Records:
· · · · · · ·

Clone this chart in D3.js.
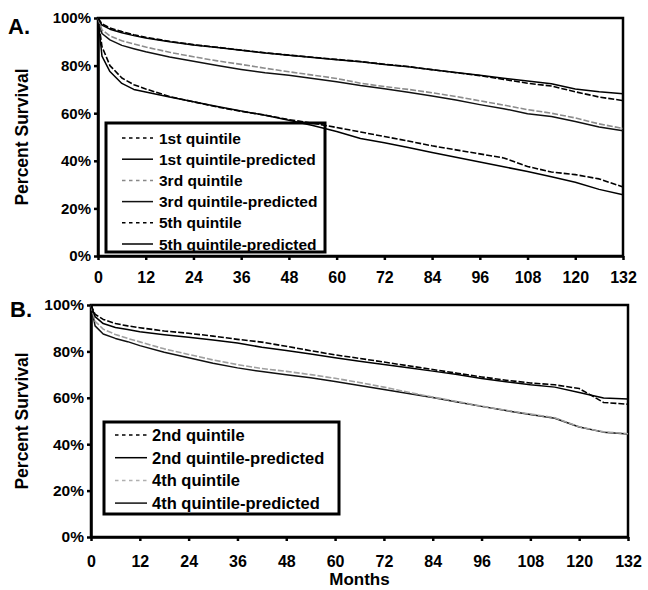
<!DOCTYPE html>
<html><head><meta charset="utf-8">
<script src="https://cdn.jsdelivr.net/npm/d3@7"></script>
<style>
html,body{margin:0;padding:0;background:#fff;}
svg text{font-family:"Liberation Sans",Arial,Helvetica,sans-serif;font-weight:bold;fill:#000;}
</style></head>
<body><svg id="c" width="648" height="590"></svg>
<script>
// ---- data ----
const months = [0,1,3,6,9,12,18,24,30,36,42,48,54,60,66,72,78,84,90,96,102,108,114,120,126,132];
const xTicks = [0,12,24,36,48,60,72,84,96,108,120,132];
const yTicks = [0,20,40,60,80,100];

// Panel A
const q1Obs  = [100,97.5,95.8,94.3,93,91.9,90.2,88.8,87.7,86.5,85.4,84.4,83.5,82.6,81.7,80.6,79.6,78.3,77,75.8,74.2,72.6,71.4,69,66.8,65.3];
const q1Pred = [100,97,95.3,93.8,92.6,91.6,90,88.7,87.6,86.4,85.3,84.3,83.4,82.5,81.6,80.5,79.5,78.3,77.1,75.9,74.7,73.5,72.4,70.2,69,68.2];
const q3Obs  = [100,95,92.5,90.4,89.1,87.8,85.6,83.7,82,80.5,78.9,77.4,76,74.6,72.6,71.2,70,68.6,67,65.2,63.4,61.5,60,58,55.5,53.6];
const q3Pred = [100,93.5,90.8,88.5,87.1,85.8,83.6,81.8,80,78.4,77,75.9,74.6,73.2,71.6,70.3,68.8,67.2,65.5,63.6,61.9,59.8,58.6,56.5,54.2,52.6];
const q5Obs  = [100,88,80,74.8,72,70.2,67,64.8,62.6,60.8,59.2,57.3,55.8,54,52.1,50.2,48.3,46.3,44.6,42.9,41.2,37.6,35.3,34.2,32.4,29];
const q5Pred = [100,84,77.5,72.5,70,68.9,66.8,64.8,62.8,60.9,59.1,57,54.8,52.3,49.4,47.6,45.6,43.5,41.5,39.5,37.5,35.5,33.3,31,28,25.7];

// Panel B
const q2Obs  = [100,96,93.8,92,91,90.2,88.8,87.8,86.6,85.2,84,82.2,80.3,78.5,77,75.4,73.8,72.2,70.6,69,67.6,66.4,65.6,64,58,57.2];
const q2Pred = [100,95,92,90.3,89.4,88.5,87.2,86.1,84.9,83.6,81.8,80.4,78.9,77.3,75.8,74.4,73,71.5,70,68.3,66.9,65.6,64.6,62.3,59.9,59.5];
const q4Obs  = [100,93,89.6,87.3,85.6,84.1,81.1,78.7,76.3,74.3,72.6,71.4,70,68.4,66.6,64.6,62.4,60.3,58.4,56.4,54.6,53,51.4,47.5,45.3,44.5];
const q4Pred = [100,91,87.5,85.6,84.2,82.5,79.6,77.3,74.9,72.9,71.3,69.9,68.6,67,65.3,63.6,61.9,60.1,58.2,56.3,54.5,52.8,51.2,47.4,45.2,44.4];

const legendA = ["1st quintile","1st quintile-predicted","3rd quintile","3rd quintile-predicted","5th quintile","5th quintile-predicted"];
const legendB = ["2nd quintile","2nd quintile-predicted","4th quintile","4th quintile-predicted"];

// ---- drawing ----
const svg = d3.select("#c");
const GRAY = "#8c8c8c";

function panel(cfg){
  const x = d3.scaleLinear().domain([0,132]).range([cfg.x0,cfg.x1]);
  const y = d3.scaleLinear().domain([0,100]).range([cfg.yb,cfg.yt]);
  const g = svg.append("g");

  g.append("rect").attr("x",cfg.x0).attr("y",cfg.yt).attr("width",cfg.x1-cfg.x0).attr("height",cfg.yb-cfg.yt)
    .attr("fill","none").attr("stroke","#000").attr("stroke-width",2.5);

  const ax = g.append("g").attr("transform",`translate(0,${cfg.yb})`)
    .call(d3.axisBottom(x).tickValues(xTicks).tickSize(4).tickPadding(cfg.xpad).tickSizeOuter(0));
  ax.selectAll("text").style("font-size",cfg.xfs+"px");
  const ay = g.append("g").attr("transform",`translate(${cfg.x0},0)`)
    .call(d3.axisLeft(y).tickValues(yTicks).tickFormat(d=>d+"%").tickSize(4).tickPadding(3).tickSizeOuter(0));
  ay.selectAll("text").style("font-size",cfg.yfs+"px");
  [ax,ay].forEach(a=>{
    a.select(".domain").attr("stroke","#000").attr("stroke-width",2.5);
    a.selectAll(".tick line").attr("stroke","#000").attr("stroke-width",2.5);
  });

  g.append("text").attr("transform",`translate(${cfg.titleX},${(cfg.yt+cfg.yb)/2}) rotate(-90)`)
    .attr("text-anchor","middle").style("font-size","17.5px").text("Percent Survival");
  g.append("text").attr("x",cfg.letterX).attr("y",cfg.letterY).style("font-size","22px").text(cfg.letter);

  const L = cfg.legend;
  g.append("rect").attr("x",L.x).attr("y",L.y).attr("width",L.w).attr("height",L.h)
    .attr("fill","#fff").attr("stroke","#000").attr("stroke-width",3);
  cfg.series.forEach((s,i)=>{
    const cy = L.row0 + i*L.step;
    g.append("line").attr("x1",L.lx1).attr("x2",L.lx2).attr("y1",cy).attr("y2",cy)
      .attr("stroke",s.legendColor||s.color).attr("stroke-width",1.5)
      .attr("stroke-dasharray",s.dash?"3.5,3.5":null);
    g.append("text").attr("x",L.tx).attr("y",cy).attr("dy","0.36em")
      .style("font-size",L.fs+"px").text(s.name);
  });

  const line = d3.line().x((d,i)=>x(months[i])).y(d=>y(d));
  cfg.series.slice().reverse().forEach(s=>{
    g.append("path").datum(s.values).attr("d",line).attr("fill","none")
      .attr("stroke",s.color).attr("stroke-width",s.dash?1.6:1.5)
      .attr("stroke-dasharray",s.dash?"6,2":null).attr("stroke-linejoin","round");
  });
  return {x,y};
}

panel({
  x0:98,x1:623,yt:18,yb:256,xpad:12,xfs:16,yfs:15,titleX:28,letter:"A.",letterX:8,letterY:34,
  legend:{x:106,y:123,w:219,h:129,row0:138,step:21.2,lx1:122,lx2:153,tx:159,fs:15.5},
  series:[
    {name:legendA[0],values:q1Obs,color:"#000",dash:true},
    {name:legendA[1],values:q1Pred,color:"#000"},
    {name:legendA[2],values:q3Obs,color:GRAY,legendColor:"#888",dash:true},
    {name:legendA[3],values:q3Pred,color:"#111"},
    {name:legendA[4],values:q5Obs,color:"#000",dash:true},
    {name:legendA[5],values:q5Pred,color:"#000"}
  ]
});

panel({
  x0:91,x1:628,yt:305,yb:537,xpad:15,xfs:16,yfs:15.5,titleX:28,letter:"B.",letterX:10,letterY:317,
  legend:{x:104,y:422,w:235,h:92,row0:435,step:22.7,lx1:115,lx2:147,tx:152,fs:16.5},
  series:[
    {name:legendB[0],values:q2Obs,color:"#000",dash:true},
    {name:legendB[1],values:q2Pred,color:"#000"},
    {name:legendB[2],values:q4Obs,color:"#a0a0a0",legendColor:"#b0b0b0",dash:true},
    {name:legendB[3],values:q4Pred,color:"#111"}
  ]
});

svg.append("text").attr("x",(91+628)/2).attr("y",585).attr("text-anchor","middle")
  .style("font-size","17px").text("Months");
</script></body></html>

· · · · · · ·

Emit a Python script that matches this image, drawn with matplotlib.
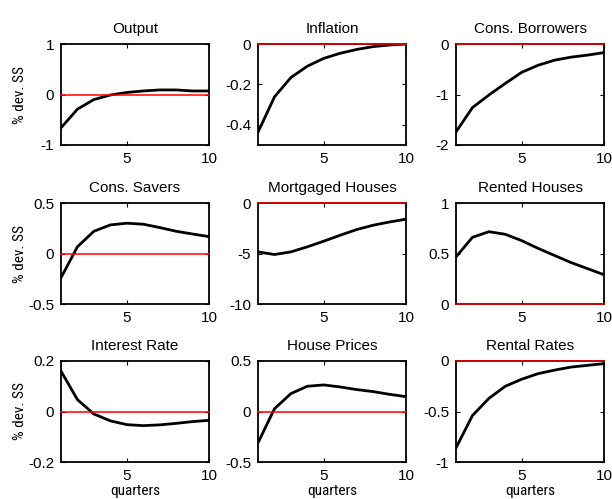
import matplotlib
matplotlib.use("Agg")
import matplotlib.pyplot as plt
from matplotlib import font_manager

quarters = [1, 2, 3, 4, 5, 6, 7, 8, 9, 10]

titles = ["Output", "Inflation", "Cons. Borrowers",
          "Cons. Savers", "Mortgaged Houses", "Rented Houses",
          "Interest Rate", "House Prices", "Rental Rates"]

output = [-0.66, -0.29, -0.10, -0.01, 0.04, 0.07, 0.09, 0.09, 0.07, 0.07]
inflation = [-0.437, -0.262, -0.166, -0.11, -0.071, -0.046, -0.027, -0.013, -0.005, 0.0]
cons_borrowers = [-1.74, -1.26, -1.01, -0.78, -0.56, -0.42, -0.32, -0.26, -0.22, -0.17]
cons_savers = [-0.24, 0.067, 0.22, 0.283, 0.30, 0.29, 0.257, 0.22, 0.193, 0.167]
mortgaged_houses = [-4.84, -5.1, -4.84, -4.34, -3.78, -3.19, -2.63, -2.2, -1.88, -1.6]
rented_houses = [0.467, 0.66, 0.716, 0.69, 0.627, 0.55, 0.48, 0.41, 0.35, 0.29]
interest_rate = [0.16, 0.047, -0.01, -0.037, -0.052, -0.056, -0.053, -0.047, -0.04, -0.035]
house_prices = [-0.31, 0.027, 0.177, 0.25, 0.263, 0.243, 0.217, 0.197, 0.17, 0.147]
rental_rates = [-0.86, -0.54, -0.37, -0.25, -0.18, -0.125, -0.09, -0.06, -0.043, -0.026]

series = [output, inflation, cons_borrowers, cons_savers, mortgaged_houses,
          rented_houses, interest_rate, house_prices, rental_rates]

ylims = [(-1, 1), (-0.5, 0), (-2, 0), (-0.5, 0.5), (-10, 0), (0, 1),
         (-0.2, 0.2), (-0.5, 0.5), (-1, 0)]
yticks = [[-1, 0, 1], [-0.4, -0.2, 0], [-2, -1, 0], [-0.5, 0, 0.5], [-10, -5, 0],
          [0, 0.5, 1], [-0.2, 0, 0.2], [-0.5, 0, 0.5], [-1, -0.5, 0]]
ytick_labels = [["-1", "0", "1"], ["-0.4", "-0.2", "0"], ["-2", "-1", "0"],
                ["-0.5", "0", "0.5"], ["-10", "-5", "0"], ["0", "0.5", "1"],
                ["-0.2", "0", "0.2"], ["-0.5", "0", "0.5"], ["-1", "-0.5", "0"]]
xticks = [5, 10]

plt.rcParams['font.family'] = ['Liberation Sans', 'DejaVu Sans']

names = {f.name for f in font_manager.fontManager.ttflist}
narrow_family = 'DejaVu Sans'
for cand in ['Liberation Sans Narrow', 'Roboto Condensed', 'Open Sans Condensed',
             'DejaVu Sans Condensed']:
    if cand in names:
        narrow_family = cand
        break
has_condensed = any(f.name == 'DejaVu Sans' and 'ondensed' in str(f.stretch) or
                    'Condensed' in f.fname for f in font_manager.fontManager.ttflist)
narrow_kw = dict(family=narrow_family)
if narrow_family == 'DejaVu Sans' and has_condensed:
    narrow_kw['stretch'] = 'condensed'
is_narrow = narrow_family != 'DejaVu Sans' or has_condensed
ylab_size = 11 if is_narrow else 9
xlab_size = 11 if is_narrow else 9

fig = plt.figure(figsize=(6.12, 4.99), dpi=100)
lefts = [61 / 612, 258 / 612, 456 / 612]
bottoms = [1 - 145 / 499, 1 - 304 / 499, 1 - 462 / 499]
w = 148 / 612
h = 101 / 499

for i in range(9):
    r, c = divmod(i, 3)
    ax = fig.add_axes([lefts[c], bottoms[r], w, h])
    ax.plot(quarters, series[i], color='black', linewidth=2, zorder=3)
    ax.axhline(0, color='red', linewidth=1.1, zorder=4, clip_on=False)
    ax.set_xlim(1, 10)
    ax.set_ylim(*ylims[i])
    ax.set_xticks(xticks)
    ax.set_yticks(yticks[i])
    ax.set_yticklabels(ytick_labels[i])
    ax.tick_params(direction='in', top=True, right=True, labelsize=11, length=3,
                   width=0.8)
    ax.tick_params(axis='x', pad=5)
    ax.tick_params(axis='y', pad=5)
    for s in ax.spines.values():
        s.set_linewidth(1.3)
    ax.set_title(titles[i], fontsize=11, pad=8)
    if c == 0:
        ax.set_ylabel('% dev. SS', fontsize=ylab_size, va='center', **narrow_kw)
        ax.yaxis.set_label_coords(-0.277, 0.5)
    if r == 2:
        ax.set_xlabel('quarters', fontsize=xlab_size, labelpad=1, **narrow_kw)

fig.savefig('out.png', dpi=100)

· · · · · · ·

Quote exactly what appears from the line containing "Emit a Python" through the line containing "plt.rcParams['font.family'] = ['Liberation", both included, except for the pictures, and nothing more.

» RESULT OF THE EXERCISE
Emit a Python script that matches this image, drawn with matplotlib.
import matplotlib
matplotlib.use("Agg")
import matplotlib.pyplot as plt
from matplotlib import font_manager

quarters = [1, 2, 3, 4, 5, 6, 7, 8, 9, 10]

titles = ["Output", "Inflation", "Cons. Borrowers",
          "Cons. Savers", "Mortgaged Houses", "Rented Houses",
          "Interest Rate", "House Prices", "Rental Rates"]

output = [-0.66, -0.29, -0.10, -0.01, 0.04, 0.07, 0.09, 0.09, 0.07, 0.07]
inflation = [-0.437, -0.262, -0.166, -0.11, -0.071, -0.046, -0.027, -0.013, -0.005, 0.0]
cons_borrowers = [-1.74, -1.26, -1.01, -0.78, -0.56, -0.42, -0.32, -0.26, -0.22, -0.17]
cons_savers = [-0.24, 0.067, 0.22, 0.283, 0.30, 0.29, 0.257, 0.22, 0.193, 0.167]
mortgaged_houses = [-4.84, -5.1, -4.84, -4.34, -3.78, -3.19, -2.63, -2.2, -1.88, -1.6]
rented_houses = [0.467, 0.66, 0.716, 0.69, 0.627, 0.55, 0.48, 0.41, 0.35, 0.29]
interest_rate = [0.16, 0.047, -0.01, -0.037, -0.052, -0.056, -0.053, -0.047, -0.04, -0.035]
house_prices = [-0.31, 0.027, 0.177, 0.25, 0.263, 0.243, 0.217, 0.197, 0.17, 0.147]
rental_rates = [-0.86, -0.54, -0.37, -0.25, -0.18, -0.125, -0.09, -0.06, -0.043, -0.026]

series = [output, inflation, cons_borrowers, cons_savers, mortgaged_houses,
          rented_houses, interest_rate, house_prices, rental_rates]

ylims = [(-1, 1), (-0.5, 0), (-2, 0), (-0.5, 0.5), (-10, 0), (0, 1),
         (-0.2, 0.2), (-0.5, 0.5), (-1, 0)]
yticks = [[-1, 0, 1], [-0.4, -0.2, 0], [-2, -1, 0], [-0.5, 0, 0.5], [-10, -5, 0],
          [0, 0.5, 1], [-0.2, 0, 0.2], [-0.5, 0, 0.5], [-1, -0.5, 0]]
ytick_labels = [["-1", "0", "1"], ["-0.4", "-0.2", "0"], ["-2", "-1", "0"],
                ["-0.5", "0", "0.5"], ["-10", "-5", "0"], ["0", "0.5", "1"],
                ["-0.2", "0", "0.2"], ["-0.5", "0", "0.5"], ["-1", "-0.5", "0"]]
xticks = [5, 10]

plt.rcParams['font.family'] = ['Liberation Sans', 'DejaVu Sans']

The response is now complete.